I am posting this draft publicly so that you can comment on it. If we have missed anything, I would like to know. Also, I am hoping that this might be helpful to other companies who are struggling with this same issue. I know that it would have been much easier for us if we could have started with someone else’s work first.

Sharing a policy is cool. Seeking outside advice is outright daring, particularly in an industry as tradition-bound as publishing. The fact that it’s a blogging policy is no reason to minimize the move. Hyatt has opened the door to a new use of collaborative tools such as blogs. Why shouldn’t companies get help from one another—and from their audiences—on any number of internal policies?

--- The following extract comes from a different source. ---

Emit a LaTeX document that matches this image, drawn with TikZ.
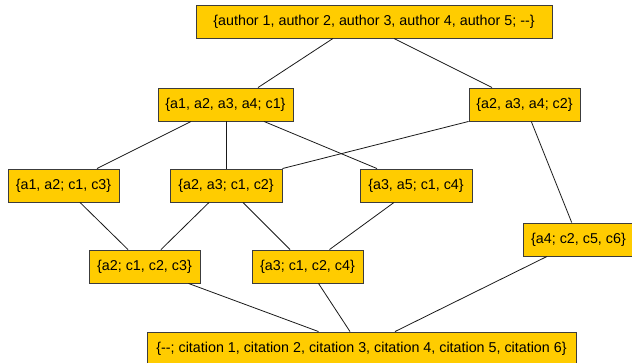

To be sure, not all policies lend themselves to such openness. A company’s benefits policies, for example, are a recruiting tool; most organizations wouldn’t want to give the competition a heads-up on the benefits they’re using to attract the best and brightest employees.

But what about ethics guidelienes? Codes of professional conduct? Conflict resolution? Dress codes? How about use of the Internet for non-work-related purposes? The list of policies developed by companies that pose no risk if made public is a long one.

Based on the quality of the responses to Hyatt’s post, the collaborative approach to policy development appears to be paying off. I hope we see more of this.